All these changes have given the RAF a drone force that would be better suited for maritime combat than American MQ-9s in a prolonged contest with Iran—at least until the American drones get the modifications I mentioned. Although the longer range and civic airworthiness of the MQ-9B are important, the real differentiators are the all-weather capability of the MQ-9B and the Brimstone missile. The MQ-B is protected from lightning, has anti- and de-icing gear, and is provisioned for weather radar. Unlike the AGM-11
4 Hellfire missile on the USAF MQ-9, the Brimstone doesn’t need the crew to continuously track a target to hit. The Brimstone’s “fire and forget” capability makes it the perfect counter to Iranian swarming small boats.
Like the U.S., the RAF can fly its MQ-9s via RSO, with pilots stationed elsewhere. The Brits have several strong allies in the Persian Gulf, but I’ll bet that either Oman or the UAE would be their choice to base MQ-9Bs. Look for the RAF to station an armed MQ-9B right over the strait whenever British tankers transit. It will be a nasty surprise for the Revolutionary Guard.

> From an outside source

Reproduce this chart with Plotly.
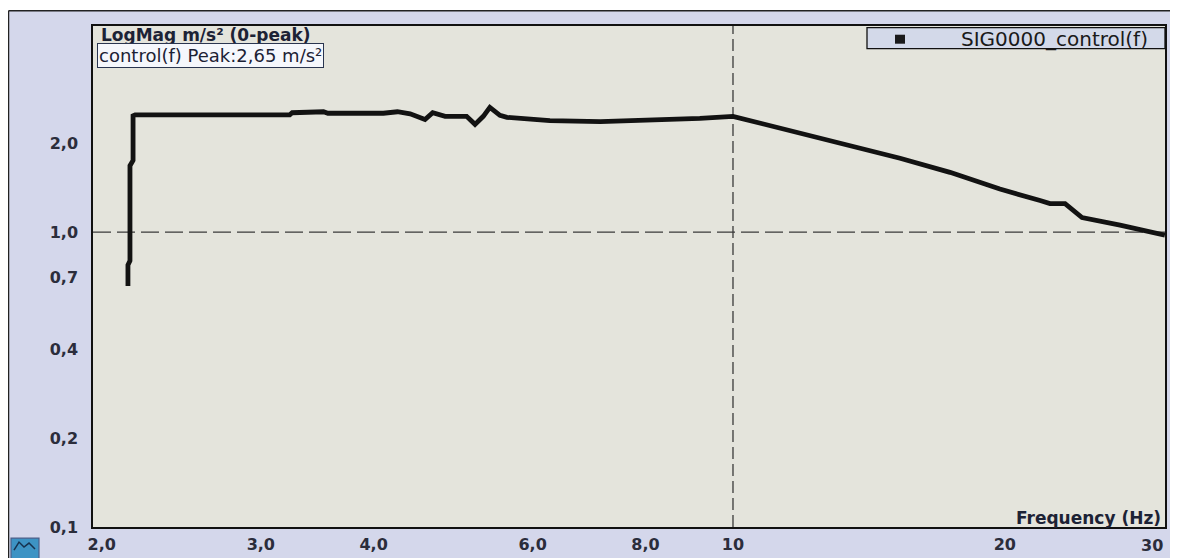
import math
import plotly.graph_objects as go

# ---- data ----
freq_hz = [2.138, 2.138, 2.149, 2.149, 2.166, 2.166, 2.178, 2.69, 2.70, 3.23, 3.25, 3.49,
           3.52, 3.56, 3.89, 4.10, 4.25, 4.39, 4.56, 4.65, 4.80, 5.07, 5.18, 5.29, 5.38,
           5.52, 5.62, 6.27, 7.13, 8.09, 9.19, 10.0, 11.86, 13.48, 15.31, 17.39, 19.75,
           21.88, 22.44, 23.32, 24.35, 26.83, 30.08]
control_mag = [0.657, 0.774, 0.80, 1.68, 1.75, 2.48, 2.50, 2.49, 2.50, 2.50, 2.54, 2.54,
               2.56, 2.53, 2.52, 2.53, 2.56, 2.52, 2.41, 2.54, 2.47, 2.47, 2.32, 2.47, 2.65,
               2.49, 2.45, 2.39, 2.37, 2.39, 2.43, 2.47, 2.16, 1.97, 1.78, 1.595, 1.40,
               1.28, 1.25, 1.25, 1.12, 1.056, 0.977]

x_tick_vals = [2, 3, 4, 6, 8, 10, 20, 30]
x_tick_text = ["2,0", "3,0", "4,0", "6,0", "8,0", "10", "20", "30"]
y_tick_vals = [0.1, 0.2, 0.4, 0.7, 1.0, 2.0]
y_tick_text = ["0,1", "0,2", "0,4", "0,7", "1,0", "2,0"]

series_name = "SIG0000_control(f)"
y_title = "LogMag m/s² (0-peak)"
peak_label = "control(f) Peak:2,65 m/s²"
x_title = "Frequency (Hz)"

# ---- figure geometry ----
W, H = 1178, 558
L, R, T, B = 85, 21, 18, 24
PW, PH = W - L - R, H - T - B
SX, SY = 1.0, 574 / 558   # page offset / scaling of the screenshot


def fx(r):
    return r * SX - 8


def fy(r):
    return r * SY - 8


def px(r):
    return (fx(r) - L) / PW


def py(r):
    return (H - B - fy(r)) / PH


OUTER = "#d4d7eb"
PLOT_BG = "#e4e4dc"
TXT = "#1c2235"

fig = go.Figure()
fig.add_trace(go.Scatter(
    x=freq_hz, y=control_mag, mode="lines", name=series_name,
    line=dict(color="#121212", width=4.8), showlegend=False,
    hoverinfo="x+y",
))

axis_font = dict(family="DejaVu Sans", size=16, color="#2b2d3b", weight="bold")

fig.update_layout(
    width=W, height=H,
    margin=dict(l=L, r=R, t=T, b=B),
    paper_bgcolor=OUTER,
    plot_bgcolor=PLOT_BG,
    showlegend=False,
    xaxis=dict(
        type="log", range=[0.2913, 1.4784],
        tickvals=x_tick_vals[:-1], ticktext=x_tick_text[:-1],
        showgrid=False, zeroline=False, ticks="",
        showline=True, linecolor="#111", linewidth=1.5, mirror=True,
        tickfont=axis_font, ticklabelstandoff=2,
    ),
    yaxis=dict(
        type="log", range=[-1.0, 0.699],
        tickvals=y_tick_vals, ticktext=y_tick_text,
        showgrid=False, zeroline=False, ticks="",
        showline=True, linecolor="#111", linewidth=1.5, mirror=True,
        tickfont=axis_font, ticklabelstandoff=10,
    ),
)

shapes = []
# dashed reference lines
shapes.append(dict(type="line", xref="paper", yref="y", x0=0, x1=1, y0=1.0, y1=1.0,
                   line=dict(color="#3a3a3a", width=1.3, dash="18px,6px"), layer="below"))
shapes.append(dict(type="line", xref="x", yref="paper", x0=10, x1=10, y0=0, y1=1,
                   line=dict(color="#3a3a3a", width=1.3, dash="12px,5px"), layer="below"))
# white margin strips and outer frame
shapes.append(dict(type="rect", xref="paper", yref="paper", x0=px(-20), x1=px(1200),
                   y0=py(10), y1=py(-20), fillcolor="white", line=dict(width=0), layer="above"))
shapes.append(dict(type="rect", xref="paper", yref="paper", x0=px(1176.5), x1=px(1200),
                   y0=py(600), y1=py(-20), fillcolor="white", line=dict(width=0), layer="above"))
shapes.append(dict(type="line", xref="paper", yref="paper", x0=px(8.5), x1=px(1176),
                   y0=py(10), y1=py(10), line=dict(color="#222", width=1.5)))
shapes.append(dict(type="line", xref="paper", yref="paper", x0=px(8.5), x1=px(8.5),
                   y0=py(10), y1=py(600), line=dict(color="#222", width=1.5)))
shapes.append(dict(type="line", xref="paper", yref="paper", x0=px(1175.5), x1=px(1175.5),
                   y0=py(10), y1=py(600), line=dict(color="#444", width=1.2)))
# legend box
shapes.append(dict(type="rect", xref="paper", yref="paper", x0=px(867), x1=px(1165),
                   y0=py(48), y1=py(27), fillcolor="#d3d9e9", line=dict(color="#111", width=1.3)))
shapes.append(dict(type="rect", xref="paper", yref="paper", x0=px(895), x1=px(905),
                   y0=py(43), y1=py(34), fillcolor="#1a1a1a", line=dict(width=0)))
# small icon bottom-left
shapes.append(dict(type="rect", xref="paper", yref="paper", x0=px(11), x1=px(39),
                   y0=py(560), y1=py(538), fillcolor="#3d93c4", line=dict(color="#4a5f8a", width=1.2)))
shapes.append(dict(type="path", xref="paper", yref="paper",
                   path=f"M {px(14)},{py(550)} L {px(19)},{py(542)} L {px(24)},{py(547)} "
                        f"L {px(29)},{py(543)} L {px(35)},{py(549)}",
                   line=dict(color="#17324f", width=1.5)))
fig.update_layout(shapes=shapes)

annotations = [
    dict(text=y_title, xref="paper", yref="paper", x=px(99), y=py(34.5),
         xanchor="left", yanchor="middle", showarrow=False,
         font=dict(family="DejaVu Sans", size=17, color=TXT, weight="bold")),
    dict(text=peak_label, xref="paper", yref="paper", x=px(97), y=py(55),
         xanchor="left", yanchor="middle", showarrow=False,
         bgcolor="#f5f7fc", bordercolor="#2a3550", borderwidth=1, borderpad=1,
         font=dict(family="DejaVu Sans", size=18, color=TXT)),
    dict(text=series_name, xref="paper", yref="paper", x=px(1150), y=py(38),
         xanchor="right", yanchor="middle", showarrow=False,
         font=dict(family="DejaVu Sans", size=20, color="#1a1a1a")),
    dict(text=x_title, xref="paper", yref="paper", x=px(1163), y=py(518),
         xanchor="right", yanchor="middle", showarrow=False,
         font=dict(family="DejaVu Sans", size=17, color=TXT, weight="bold")),
    # last x tick label, kept inside the frame like the original
    dict(text=x_tick_text[-1], xref="x", yref="paper", x=math.log10(x_tick_vals[-1]),
         y=py(545), xanchor="right", yanchor="middle", showarrow=False, xshift=1,
         font=axis_font),
]
fig.update_layout(annotations=annotations)

fig.write_html("out.html")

With any luck, I’m dead wrong about an extended War with Drones over the Persian Gulf. I hope our diplomats are working out a solution as I write this and the world won’t have to worry about another Gulf War. If I am correct, we’ll see drones in action up and down the Gulf. The Americans and Brits will be on the defensive with their superbly designed long-range drones, and the Iranians will be on the offensive with drones that could have been built in a garage. The irony is that both approaches will work.